Da schwache Messungen den Zustand des Messobjekts nur geringfügig stören, eröffnen sie die Möglichkeit, Paare von komplementären und somit nicht gleichzeitig messbaren Beobachtungsgrößen unmittelbar nacheinander zu messen und dadurch neue Informationen über die – nahezu – ungestörte Entwicklung des Objekts zu erhalten. Beispiele für solche Paare von Beob­ach­tungs­größen sind Ort und Impuls eines Teilchens oder zwei weder parallel noch senkrecht orientierte Komponenten der Polarisation eines Photons.

Solche sequentiellen schwachen Messungen haben nun Marco Genovese und seine Kollegen am INRIM, dem Istituto Nationale die Ricerca Metrologica in Turin, in Zusammenarbeit mit Forschern der University of Bristol und des Politecnico di Milano erstmals durchgeführt. Dazu haben sie mit einem Laser und einem nichtlinearen Kristall Photonenpaare erzeugt. Während das eine Photon eines Paares sogleich detektiert wurde und dadurch die Ankunft des zweiten Photons ankündigte, durchlief dieses einen Parcours von optischen Elementen, bevor es von einem ortsauflösenden Photodetektor mit 32×32 Pixeln registriert wurde.

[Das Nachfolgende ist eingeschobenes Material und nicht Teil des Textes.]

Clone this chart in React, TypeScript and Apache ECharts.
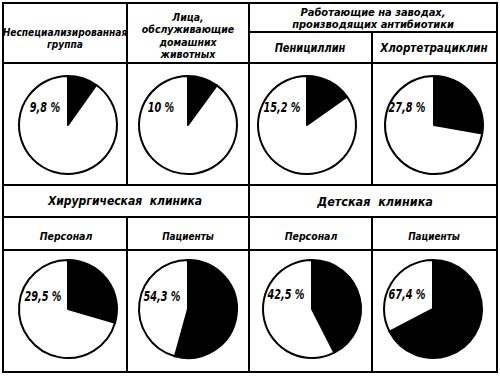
import React, { useEffect, useRef } from "react";
import * as echarts from "echarts";

// Column headers (one per pie), super headers, and the percent values
const groupNames = [
  "Неспециализированная\nгруппа",
  "Лица,\nобслуживающие\nдомашних\nживотных",
  "Пенициллин",
  "Хлортетрациклин",
  "Персонал",
  "Пациенты",
  "Персонал",
  "Пациенты",
];
const superHeaders = [
  "Работающие на заводах,\nпроизводящих антибиотики",
  "Хирургическая  клиника",
  "Детская  клиника",
];
const percents = [9.8, 10, 15.2, 27.8, 29.5, 54.3, 42.5, 67.4];

const fmt = (p: number) =>
  (Number.isInteger(p) ? String(p) : String(p).replace(".", ",")) + " %";

const FONT = "'DejaVu Sans Condensed', 'DejaVu Sans', sans-serif";

export default function App() {
  const ref = useRef<HTMLDivElement>(null);
  useEffect(() => {
    document.body.style.margin = "0";
    const chart = echarts.init(ref.current!, null, { renderer: "svg" });

    // layout
    const L = 3, R = 497, T = 3, B = 372;
    const cols = [3, 127, 249, 372, 497];
    const pieCenters: [number, number][] = [
      [68, 125], [188, 125], [307, 125], [434, 125],
      [68, 309], [188, 309], [312, 309], [433, 309],
    ];
    const labelPos: [number, number][] = [
      [45, 108], [161, 108], [282, 108], [407, 108],
      [43, 297], [162, 297], [286, 295], [407, 295],
    ];
    type P = { x: number; y: number; size: number; lh: number; sx: number };
    const headerPos: P[] = [
      { x: 65, y: 38, size: 11, lh: 12, sx: 0.92 },
      { x: 188, y: 36, size: 11, lh: 12.5, sx: 0.95 },
      { x: 310, y: 48, size: 11.5, lh: 12, sx: 0.95 },
      { x: 434, y: 48, size: 11.5, lh: 12, sx: 1 },
      { x: 66, y: 236, size: 11, lh: 12, sx: 0.95 },
      { x: 188, y: 236, size: 11, lh: 12, sx: 0.9 },
      { x: 311, y: 236, size: 11, lh: 12, sx: 0.95 },
      { x: 434, y: 236, size: 11, lh: 12, sx: 0.9 },
    ];
    const superPos: P[] = [
      { x: 373, y: 18, size: 11, lh: 12, sx: 1 },
      { x: 125, y: 201, size: 12.5, lh: 13, sx: 0.96 },
      { x: 375, y: 201, size: 12.5, lh: 13, sx: 1 },
    ];

    const lw = 2;
    const line = (x1: number, y1: number, x2: number, y2: number) => ({
      type: "line",
      shape: { x1, y1, x2, y2 },
      style: { stroke: "#000", lineWidth: lw },
      silent: true,
      z: 50,
    });

    const lines = [
      line(L, T, R, T),
      line(cols[2], 32, R, 32),
      line(L, 63, R, 63),
      line(L, 185, R, 185),
      line(L, 217, R, 217),
      line(L, 250, R, 250),
      line(L, B, R, B),
      line(L, T - 1, L, B + 1),
      line(R, T - 1, R, B + 1),
      line(cols[2], T, cols[2], B),
      line(cols[1], T, cols[1], 185),
      line(cols[1], 217, cols[1], B),
      line(cols[3], 32, cols[3], 185),
      line(cols[3], 217, cols[3], B),
    ];

    const textEl = (s: string, p: P) => ({
      type: "text",
      x: p.x,
      y: p.y,
      scaleX: p.sx,
      silent: true,
      z: 100,
      style: {
        text: s,
        fill: "#000",
        fontStyle: "italic",
        fontWeight: "bold",
        fontSize: p.size,
        fontFamily: FONT,
        textAlign: "center",
        textVerticalAlign: "middle",
        lineHeight: p.lh,
      },
    });

    const texts = [
      ...groupNames.map((g, i) => textEl(g, headerPos[i])),
      ...superHeaders.map((s, i) => textEl(s, superPos[i])),
      ...percents.map((p, i) =>
        textEl(fmt(p), { x: labelPos[i][0], y: labelPos[i][1], size: 13.5, lh: 14, sx: 0.8 })
      ),
    ];

    const series = percents.map((p, i) => ({
      type: "pie",
      center: pieCenters[i],
      radius: 49,
      startAngle: 90,
      clockwise: true,
      silent: true,
      z: 2,
      label: { show: false },
      labelLine: { show: false },
      itemStyle: { borderColor: "#000", borderWidth: 2 },
      data: [
        { value: p, itemStyle: { color: "#000" } },
        { value: 100 - p, itemStyle: { color: "#fff" } },
      ],
    }));

    chart.setOption({
      animation: false,
      backgroundColor: "#fff",
      series,
      graphic: [...lines, ...texts],
    });
    return () => chart.dispose();
  }, []);
  return (
    <div
      ref={ref}
      style={{ width: 500, height: 377, position: "absolute", left: 0, top: 0 }}
    />
  );
}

Der erste Teil des Parcours ließ von den angekündigten Photonen nur die­jenigen durch, die in eine bestimmte Richtung linear polarisiert waren. Der Lichtstrahl mit den vorselektierten Photonen durchquerte dann nacheinander zwei doppelbrechende Kristalle, die die unterschiedlich polarisierten Kompo­nenten des Strahls quer zur Strahlrichtung geringfügig gegeneinander verschoben. Dadurch wurden die Photonen zwei aufeinanderfolgenden schwachen Messungen unterzogen, zunächst in horizontaler (H) und vertikaler (V) Richtung, und dann in den dazu um einen Winkel θ gedrehten Richtungen. Anschließend wurden die Photonen nachselektiert, sodass nur solche mit bestimmter Polarisation den Photodetektor erreichten, der die Intensität und Form des Lichtstrahls photonenweise aufzeichnete.

Abb.: Ergebnisse von verschiedenen einfachen und sequentiellen schwachen Polarisationsmessungen, wobei (a) und (b) sich durch die vor- und nachselektierten Zustände unterscheiden. Der Winkel θ wurde durch eine zusätzlich Drehung der Polarisationsrichtung der Photonen verändert, die einer Drehung des zweiten doppelbrechenden Kristalls entsprach. (F. Piacentini et al. / APS)

Aus der gemessenen Strahlintensität ermittelten die Forscher den schwachen Messwert einer Polarisationsobservablen A: < A > w = <ψf|A|ψi>/<ψfi>, wobei ψi der vorselektierte Anfangszustand und ψf der nachselektierte Endzustand ist. Der schwache Messwert gibt also an, wie sehr die kurzzeitig wirkende Observable A die Übergangsamplitude vom Anfangs- in den Endzustand verändert hat. Dabei sind auch paradoxe Resultate möglich. So kann der schwache Messwert etwa für einen Elektronenspin größer als 1/2 sein.

Indem die Forscher die Photonen nur den ersten oder nur den zweiten oder aber beide doppelbrechende Kristalle durchqueren ließen, konnten sie drei verschiedene schwache Messungen durchführen: entweder an der um θ gedrehten Richtung (A=Πψ), oder an der vertikalen Polarisationsrichtung (A= ΠV), oder aber sequentiell an beiden Polarisationsrichtungen (A= ΠψΠV). Die Ergebnisse stimmten mit den theoretischen Vorhersagen perfekt überein und zeigten dabei einige Besonderheiten. Während für bestimmte Anfangs- und Endzustände <ΠV>w=0 ist, kann <ΠψΠV>w dennoch von Null verschieden sein. Außerdem sind die schwachen Messwerte nicht durch die Eigenwerte der Polarisation beschränkt, da sie größer als 1 oder negativ sein können.

Dabei erfüllen die schwachen Messwerte jedoch bestimmte Konsis­tenz­be­din­gungen. So gilt <Πψ>w+<Πψ>w = 1, d. h. wie bei einer normalen Pola­­ri­sa­tions­messung muss auch bei einer schwachen Messung die Summe der in zwei zueinander senkrechten Richtungen gemessenen linearen Pola­ri­sa­tionen 1 ergeben. Entsprechend gilt: <ΠψΠV>w+<ΠψΠV>w = 1. Die ge­mes­se­nen Resultate erfüllen diese Konsistenzbedingungen.

Mit den jetzt experimentell realisierten sequentiellen schwachen Messungen haben die Forscher ein neues und mächtiges Werkzeug geschaffen. Es könnte bei der direkten Messung von Dichtematrizen, beim Quantencomputing und in der Metrologie zum Einsatz kommen und neue Möglichkeiten eröffnen.